> WHAT THE TASK ASKS: Copy out the data exactly, leaving the pictures behind.

........

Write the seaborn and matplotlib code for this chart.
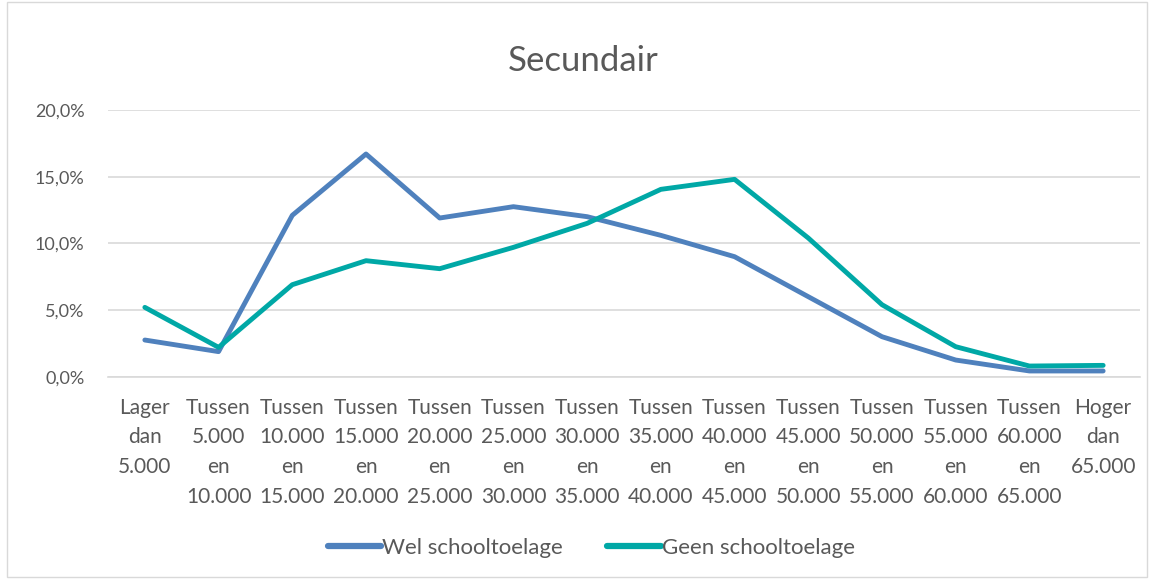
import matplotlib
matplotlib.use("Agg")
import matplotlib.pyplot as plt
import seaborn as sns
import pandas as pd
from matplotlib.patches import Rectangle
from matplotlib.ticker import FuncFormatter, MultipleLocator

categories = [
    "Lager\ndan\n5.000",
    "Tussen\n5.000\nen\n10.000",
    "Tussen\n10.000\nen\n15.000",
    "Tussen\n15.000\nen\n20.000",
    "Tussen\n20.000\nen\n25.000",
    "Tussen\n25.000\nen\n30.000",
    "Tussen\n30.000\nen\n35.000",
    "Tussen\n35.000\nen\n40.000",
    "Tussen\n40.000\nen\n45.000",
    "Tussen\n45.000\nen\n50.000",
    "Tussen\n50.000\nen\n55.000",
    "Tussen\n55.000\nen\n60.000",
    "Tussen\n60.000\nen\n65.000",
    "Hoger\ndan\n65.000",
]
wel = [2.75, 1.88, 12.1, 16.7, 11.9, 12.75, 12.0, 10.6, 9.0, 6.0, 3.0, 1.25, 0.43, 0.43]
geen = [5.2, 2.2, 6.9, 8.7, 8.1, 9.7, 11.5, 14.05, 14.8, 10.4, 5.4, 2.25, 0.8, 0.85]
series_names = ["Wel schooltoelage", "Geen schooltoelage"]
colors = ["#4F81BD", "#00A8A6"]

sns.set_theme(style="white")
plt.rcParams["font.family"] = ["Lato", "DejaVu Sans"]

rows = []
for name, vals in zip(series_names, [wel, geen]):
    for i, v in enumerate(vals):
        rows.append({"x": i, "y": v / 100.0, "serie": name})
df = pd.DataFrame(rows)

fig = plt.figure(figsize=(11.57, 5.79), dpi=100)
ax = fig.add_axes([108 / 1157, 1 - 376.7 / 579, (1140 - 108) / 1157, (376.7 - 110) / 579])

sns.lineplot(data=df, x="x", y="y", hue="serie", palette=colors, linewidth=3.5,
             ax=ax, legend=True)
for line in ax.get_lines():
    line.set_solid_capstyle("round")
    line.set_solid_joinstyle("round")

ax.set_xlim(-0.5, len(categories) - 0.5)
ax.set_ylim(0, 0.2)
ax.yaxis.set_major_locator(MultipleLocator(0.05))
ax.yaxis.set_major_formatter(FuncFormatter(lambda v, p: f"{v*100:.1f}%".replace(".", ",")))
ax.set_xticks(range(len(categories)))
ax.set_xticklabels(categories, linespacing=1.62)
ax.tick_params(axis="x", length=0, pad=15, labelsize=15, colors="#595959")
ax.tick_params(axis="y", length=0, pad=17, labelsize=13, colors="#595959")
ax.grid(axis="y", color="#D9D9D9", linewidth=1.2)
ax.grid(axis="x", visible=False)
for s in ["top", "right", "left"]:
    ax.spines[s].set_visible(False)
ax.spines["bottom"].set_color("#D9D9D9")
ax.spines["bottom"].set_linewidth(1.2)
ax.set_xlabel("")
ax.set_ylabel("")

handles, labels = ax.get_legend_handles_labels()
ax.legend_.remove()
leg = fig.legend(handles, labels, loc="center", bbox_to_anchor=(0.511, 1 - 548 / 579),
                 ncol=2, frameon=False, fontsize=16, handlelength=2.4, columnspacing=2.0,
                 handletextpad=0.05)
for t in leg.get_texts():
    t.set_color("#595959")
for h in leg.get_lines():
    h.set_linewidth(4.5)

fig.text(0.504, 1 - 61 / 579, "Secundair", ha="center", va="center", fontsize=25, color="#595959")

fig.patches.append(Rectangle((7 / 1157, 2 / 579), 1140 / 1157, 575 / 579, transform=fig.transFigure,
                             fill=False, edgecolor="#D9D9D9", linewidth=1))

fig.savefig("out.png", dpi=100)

........

> TASK RESPONSE:
Write the seaborn and matplotlib code for this chart.
import matplotlib
matplotlib.use("Agg")
import matplotlib.pyplot as plt
import seaborn as sns
import pandas as pd
from matplotlib.patches import Rectangle
from matplotlib.ticker import FuncFormatter, MultipleLocator

categories = [
    "Lager\ndan\n5.000",
    "Tussen\n5.000\nen\n10.000",
    "Tussen\n10.000\nen\n15.000",
    "Tussen\n15.000\nen\n20.000",
    "Tussen\n20.000\nen\n25.000",
    "Tussen\n25.000\nen\n30.000",
    "Tussen\n30.000\nen\n35.000",
    "Tussen\n35.000\nen\n40.000",
    "Tussen\n40.000\nen\n45.000",
    "Tussen\n45.000\nen\n50.000",
    "Tussen\n50.000\nen\n55.000",
    "Tussen\n55.000\nen\n60.000",
    "Tussen\n60.000\nen\n65.000",
    "Hoger\ndan\n65.000",
]
wel = [2.75, 1.88, 12.1, 16.7, 11.9, 12.75, 12.0, 10.6, 9.0, 6.0, 3.0, 1.25, 0.43, 0.43]
geen = [5.2, 2.2, 6.9, 8.7, 8.1, 9.7, 11.5, 14.05, 14.8, 10.4, 5.4, 2.25, 0.8, 0.85]
series_names = ["Wel schooltoelage", "Geen schooltoelage"]
colors = ["#4F81BD", "#00A8A6"]

sns.set_theme(style="white")
plt.rcParams["font.family"] = ["Lato", "DejaVu Sans"]

rows = []
for name, vals in zip(series_names, [wel, geen]):
    for i, v in enumerate(vals):
        rows.append({"x": i, "y": v / 100.0, "serie": name})
df = pd.DataFrame(rows)

fig = plt.figure(figsize=(11.57, 5.79), dpi=100)
ax = fig.add_axes([108 / 1157, 1 - 376.7 / 579, (1140 - 108) / 1157, (376.7 - 110) / 579])

sns.lineplot(data=df, x="x", y="y", hue="serie", palette=colors, linewidth=3.5,
             ax=ax, legend=True)
for line in ax.get_lines():
    line.set_solid_capstyle("round")
    line.set_solid_joinstyle("round")

ax.set_xlim(-0.5, len(categories) - 0.5)
ax.set_ylim(0, 0.2)
ax.yaxis.set_major_locator(MultipleLocator(0.05))
ax.yaxis.set_major_formatter(FuncFormatter(lambda v, p: f"{v*100:.1f}%".replace(".", ",")))
ax.set_xticks(range(len(categories)))
ax.set_xticklabels(categories, linespacing=1.62)
ax.tick_params(axis="x", length=0, pad=15, labelsize=15, colors="#595959")
ax.tick_params(axis="y", length=0, pad=17, labelsize=13, colors="#595959")
ax.grid(axis="y", color="#D9D9D9", linewidth=1.2)
ax.grid(axis="x", visible=False)
for s in ["top", "right", "left"]:
    ax.spines[s].set_visible(False)
ax.spines["bottom"].set_color("#D9D9D9")
ax.spines["bottom"].set_linewidth(1.2)
ax.set_xlabel("")
ax.set_ylabel("")

handles, labels = ax.get_legend_handles_labels()
ax.legend_.remove()
leg = fig.legend(handles, labels, loc="center", bbox_to_anchor=(0.511, 1 - 548 / 579),
                 ncol=2, frameon=False, fontsize=16, handlelength=2.4, columnspacing=2.0,
                 handletextpad=0.05)
for t in leg.get_texts():
    t.set_color("#595959")
for h in leg.get_lines():
    h.set_linewidth(4.5)

fig.text(0.504, 1 - 61 / 579, "Secundair", ha="center", va="center", fontsize=25, color="#595959")

fig.patches.append(Rectangle((7 / 1157, 2 / 579), 1140 / 1157, 575 / 579, transform=fig.transFigure,
                             fill=False, edgecolor="#D9D9D9", linewidth=1))

fig.savefig("out.png", dpi=100)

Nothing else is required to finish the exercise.